Ubuntu

As promised, I would like to talk in part 2 a little bit about the hardware that we need to start the open source datacenter. The amount of hardware needed is based on the software we would like to implement and might look a bit oversized. This is true, you can build up the data center with less hardware, but you have to do much more work when you try to scale the data center because you need to reinstall several parts of your infrastructure which might be complicated once you turn your data center into production. So here is what we need to start:

1 rack
2 switches
4 storage nodes
1 controller node
2 host nodes

I will not recommend any vendor or a specific product to use, in principle, I like the open compute approach https://www.opencompute.org/. Unfortunately, there are not much products in the wild that use this new technology, so if you start building up your data center now, I would stick to traditional server hardware.

The rack should be a full one with 40 HEs or more.

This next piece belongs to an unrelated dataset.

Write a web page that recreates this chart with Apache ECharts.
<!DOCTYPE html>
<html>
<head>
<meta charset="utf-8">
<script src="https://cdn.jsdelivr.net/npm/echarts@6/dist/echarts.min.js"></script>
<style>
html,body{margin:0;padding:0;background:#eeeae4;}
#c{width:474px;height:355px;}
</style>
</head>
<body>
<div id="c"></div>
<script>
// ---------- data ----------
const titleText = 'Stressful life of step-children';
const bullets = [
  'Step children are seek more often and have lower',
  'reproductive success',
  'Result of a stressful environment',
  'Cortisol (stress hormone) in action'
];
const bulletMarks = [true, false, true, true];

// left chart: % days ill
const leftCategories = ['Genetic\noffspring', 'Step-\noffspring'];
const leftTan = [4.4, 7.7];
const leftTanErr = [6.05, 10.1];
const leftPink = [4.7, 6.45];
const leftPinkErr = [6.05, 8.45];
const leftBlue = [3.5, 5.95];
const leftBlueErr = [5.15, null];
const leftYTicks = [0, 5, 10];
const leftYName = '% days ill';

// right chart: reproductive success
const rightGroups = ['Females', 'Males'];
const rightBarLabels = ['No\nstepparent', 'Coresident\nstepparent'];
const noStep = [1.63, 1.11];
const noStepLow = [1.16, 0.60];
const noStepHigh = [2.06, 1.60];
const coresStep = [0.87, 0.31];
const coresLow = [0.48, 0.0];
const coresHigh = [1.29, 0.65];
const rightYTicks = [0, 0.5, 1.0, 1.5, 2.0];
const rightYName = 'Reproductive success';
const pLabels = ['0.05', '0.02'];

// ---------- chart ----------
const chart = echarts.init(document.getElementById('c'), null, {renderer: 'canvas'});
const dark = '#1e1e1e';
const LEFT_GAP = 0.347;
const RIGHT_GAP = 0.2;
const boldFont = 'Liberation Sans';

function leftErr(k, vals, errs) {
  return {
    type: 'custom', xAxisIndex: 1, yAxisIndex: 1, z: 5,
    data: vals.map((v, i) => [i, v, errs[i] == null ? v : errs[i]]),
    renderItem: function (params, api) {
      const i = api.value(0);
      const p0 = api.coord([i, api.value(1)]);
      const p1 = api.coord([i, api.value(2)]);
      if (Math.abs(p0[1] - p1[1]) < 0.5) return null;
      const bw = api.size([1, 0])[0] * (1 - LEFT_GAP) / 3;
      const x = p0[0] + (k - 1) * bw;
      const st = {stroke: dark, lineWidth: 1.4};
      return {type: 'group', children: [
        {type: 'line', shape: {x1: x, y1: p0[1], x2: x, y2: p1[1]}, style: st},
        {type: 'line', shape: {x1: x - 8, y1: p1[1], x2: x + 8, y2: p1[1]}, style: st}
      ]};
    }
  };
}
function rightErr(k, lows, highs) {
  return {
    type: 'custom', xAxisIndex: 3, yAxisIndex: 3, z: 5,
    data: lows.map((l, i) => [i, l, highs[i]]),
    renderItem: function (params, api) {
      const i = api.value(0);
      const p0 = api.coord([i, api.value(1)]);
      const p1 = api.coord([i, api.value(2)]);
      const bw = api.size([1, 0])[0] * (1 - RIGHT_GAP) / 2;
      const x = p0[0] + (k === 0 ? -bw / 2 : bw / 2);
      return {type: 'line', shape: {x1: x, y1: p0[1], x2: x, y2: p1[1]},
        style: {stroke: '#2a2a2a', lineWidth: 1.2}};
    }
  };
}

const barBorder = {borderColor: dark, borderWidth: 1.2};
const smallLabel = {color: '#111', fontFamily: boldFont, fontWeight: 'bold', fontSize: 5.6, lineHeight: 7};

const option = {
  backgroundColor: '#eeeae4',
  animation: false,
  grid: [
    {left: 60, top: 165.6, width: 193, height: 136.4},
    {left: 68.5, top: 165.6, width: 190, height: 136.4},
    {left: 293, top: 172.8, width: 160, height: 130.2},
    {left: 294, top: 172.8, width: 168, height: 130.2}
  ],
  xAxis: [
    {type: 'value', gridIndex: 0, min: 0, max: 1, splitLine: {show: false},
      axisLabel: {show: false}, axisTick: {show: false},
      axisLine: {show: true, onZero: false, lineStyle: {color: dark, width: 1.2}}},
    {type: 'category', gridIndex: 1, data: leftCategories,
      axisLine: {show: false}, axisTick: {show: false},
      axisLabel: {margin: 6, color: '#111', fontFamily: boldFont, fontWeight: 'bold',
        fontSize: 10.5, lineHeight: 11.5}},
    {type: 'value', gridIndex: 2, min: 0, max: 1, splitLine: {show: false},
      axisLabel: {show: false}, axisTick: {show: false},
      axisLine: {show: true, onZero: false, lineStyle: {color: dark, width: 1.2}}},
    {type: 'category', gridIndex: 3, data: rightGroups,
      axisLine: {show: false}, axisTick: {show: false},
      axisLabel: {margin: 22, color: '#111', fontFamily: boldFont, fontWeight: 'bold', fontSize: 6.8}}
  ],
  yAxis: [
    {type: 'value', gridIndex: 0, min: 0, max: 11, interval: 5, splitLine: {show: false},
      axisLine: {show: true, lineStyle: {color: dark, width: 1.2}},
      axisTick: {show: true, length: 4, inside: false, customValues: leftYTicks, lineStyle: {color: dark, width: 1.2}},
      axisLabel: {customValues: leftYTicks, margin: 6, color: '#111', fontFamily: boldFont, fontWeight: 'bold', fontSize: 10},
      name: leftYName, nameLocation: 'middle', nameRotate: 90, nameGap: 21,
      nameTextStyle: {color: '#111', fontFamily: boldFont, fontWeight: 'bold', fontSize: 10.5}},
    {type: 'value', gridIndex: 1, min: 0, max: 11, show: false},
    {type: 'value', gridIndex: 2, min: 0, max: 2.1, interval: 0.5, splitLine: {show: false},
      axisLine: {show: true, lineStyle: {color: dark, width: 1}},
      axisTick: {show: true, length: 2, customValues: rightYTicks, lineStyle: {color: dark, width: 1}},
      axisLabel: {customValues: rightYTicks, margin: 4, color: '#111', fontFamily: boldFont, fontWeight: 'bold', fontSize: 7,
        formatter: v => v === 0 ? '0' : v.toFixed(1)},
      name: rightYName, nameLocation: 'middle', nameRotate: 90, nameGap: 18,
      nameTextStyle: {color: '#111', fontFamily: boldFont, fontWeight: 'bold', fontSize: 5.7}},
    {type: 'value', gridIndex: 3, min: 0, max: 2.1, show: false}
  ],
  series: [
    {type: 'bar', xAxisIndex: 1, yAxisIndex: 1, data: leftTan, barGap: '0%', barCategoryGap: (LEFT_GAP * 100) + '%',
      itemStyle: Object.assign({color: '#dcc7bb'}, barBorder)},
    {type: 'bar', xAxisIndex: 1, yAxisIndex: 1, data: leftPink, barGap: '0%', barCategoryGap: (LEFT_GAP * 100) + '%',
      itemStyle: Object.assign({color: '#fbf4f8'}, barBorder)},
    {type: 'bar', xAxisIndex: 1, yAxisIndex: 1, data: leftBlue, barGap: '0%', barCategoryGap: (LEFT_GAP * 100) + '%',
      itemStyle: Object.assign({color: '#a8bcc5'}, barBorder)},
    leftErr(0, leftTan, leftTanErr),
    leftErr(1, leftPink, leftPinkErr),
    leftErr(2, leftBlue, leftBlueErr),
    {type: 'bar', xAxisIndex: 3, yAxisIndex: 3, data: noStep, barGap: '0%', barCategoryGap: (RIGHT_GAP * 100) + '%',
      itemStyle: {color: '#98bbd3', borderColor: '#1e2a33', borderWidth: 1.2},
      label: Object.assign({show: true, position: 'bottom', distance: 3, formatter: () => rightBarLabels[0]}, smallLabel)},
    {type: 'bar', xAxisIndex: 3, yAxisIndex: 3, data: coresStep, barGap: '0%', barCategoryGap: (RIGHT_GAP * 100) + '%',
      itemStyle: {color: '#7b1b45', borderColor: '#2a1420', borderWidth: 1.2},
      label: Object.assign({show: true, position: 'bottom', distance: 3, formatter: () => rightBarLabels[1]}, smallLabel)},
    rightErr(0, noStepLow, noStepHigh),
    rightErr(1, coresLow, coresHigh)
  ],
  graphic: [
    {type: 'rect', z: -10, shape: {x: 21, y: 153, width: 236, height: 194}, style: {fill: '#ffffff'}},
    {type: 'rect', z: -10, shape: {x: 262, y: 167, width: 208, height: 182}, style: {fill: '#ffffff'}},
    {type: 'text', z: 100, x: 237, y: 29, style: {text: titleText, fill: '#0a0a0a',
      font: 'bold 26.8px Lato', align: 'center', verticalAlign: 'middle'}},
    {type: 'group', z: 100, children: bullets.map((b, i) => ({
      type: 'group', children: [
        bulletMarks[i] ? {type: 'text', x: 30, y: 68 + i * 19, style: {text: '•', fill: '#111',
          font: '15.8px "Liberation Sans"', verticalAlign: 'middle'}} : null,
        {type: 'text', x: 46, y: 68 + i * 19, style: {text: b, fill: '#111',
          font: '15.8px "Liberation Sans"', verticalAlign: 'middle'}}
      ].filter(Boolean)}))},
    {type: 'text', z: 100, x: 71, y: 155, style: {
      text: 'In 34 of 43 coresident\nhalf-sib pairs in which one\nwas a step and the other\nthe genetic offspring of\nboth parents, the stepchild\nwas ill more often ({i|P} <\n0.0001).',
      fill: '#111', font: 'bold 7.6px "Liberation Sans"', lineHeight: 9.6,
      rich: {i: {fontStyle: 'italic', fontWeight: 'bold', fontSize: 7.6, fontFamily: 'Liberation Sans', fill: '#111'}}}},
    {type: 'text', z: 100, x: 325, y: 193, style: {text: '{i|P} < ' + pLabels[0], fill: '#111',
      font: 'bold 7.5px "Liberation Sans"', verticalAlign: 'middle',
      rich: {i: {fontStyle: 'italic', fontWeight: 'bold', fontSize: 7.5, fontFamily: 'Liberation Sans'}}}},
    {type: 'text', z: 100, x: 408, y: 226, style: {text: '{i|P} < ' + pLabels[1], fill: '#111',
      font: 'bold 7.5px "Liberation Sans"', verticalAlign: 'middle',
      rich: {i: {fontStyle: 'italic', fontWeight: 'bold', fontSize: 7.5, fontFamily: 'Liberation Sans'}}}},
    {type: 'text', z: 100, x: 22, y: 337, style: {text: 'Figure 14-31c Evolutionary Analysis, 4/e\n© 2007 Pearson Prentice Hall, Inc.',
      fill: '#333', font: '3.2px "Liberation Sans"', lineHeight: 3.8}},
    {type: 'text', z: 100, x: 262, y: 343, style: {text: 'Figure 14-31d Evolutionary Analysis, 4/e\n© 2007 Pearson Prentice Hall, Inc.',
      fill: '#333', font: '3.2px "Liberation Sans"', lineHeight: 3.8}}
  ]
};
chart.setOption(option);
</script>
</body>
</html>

You can start with smaller ones or even without a rack at all, but again, when it comes to scale you have to replace most of your components. The switches should have 48 ports and operate at least at 1GB. It should be possible to remotely manage the switches. Based on the fact that Puppet is used for configuration management, I would recommend a switch that can be configured with Puppet https://puppetlabs.com/blog/puppet-network-device-management.

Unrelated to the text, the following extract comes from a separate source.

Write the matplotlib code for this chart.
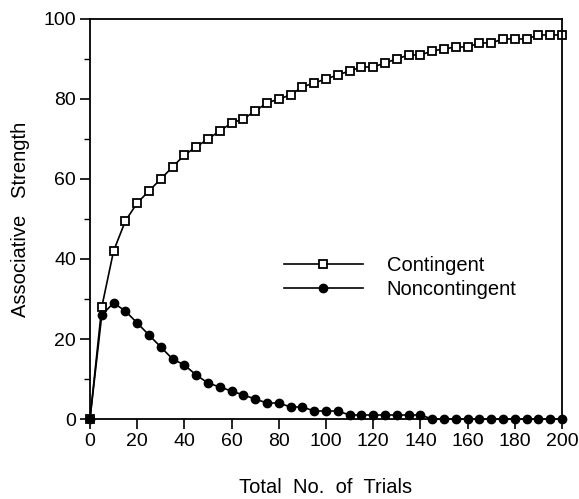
import matplotlib
matplotlib.use("Agg")
import matplotlib.pyplot as plt
from matplotlib.ticker import MultipleLocator

plt.rcParams['font.family'] = ['Liberation Sans', 'DejaVu Sans']

# Trials sampled every 5 trials
trials = list(range(0, 201, 5))

contingent = [0, 28, 42, 49.5, 54, 57, 60, 63, 66, 68, 70,
              72, 74, 75, 77, 79, 80, 81, 83, 84, 85,
              86, 87, 88, 88, 89, 90, 91, 91, 92, 92.5,
              93, 93, 94, 94, 95, 95, 95, 96, 96, 96]

noncontingent = [0, 26, 29, 27, 24, 21, 18, 15, 13.5, 11, 9,
                 8, 7, 6, 5, 4, 4, 3, 3, 2, 2,
                 2, 1, 1, 1, 1, 1, 1, 1, 0, 0,
                 0, 0, 0, 0, 0, 0, 0, 0, 0, 0]

series_labels = ["Contingent", "Noncontingent"]

fig = plt.figure(figsize=(5.79, 4.99), dpi=100)
ax = fig.add_axes([0.1554, 0.1603, 0.8152, 0.8017])

ax.plot(trials, contingent, color='black', lw=1.2, marker='s', ms=5.5,
        mfc='white', mec='black', mew=1.3, label=series_labels[0], clip_on=False)
ax.plot(trials, noncontingent, color='black', lw=1.2, marker='o', ms=6,
        mfc='black', mec='black', label=series_labels[1], clip_on=False, zorder=3)

ax.set_xlim(0, 200)
ax.set_ylim(0, 100)
ax.xaxis.set_major_locator(MultipleLocator(20))
ax.yaxis.set_major_locator(MultipleLocator(20))
ax.yaxis.set_minor_locator(MultipleLocator(10))
ax.tick_params(axis='both', which='major', direction='out', length=7, width=1.2,
               labelsize=14, pad=3)
ax.tick_params(axis='y', which='minor', direction='out', length=4, width=1)
ax.tick_params(top=False, right=False)
for s in ax.spines.values():
    s.set_linewidth(1.3)

ax.set_xlabel("Total  No.  of  Trials", fontsize=14.5, labelpad=20)
ax.set_ylabel("Associative   Strength", fontsize=14.5, labelpad=10)

leg = ax.legend(loc='upper left', bbox_to_anchor=(0.4905, 0.487),
                bbox_transform=fig.transFigure, frameon=False,
                fontsize=14.5, handlelength=3.9, handletextpad=1.2,
                labelspacing=0.25, borderpad=0, borderaxespad=0, numpoints=1)

fig.savefig("out.png", dpi=100)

The storage nodes are standard hardware as well, they should be able to serve 8 hard discs, so you get the flexibility to establish hybrid storage pool. It is also possible to start with 2 instead of 4 storage nodes, but then you can not start with a cloud RAID 10.

The controller node will contain all services that are needed to manage the data center software. You can realize much of this services in a virtual machine as well, but you will complicate things if one of these controller virtual machines is failing. So moving this to a separate machine can help you. Keep in mind, this one is a single point of failure in the current layout, so you may have to take additional actions to get this node redundant.

Last but not least, you need 2 nodes or more, serving the virtual machines. The most important thing is fast CPU and lot of RAM. The disk is not so important on a clustered host node. If all things go right, the hypervisor is loaded into RAM and the storage is in the SAN so the local disc is only used for booting.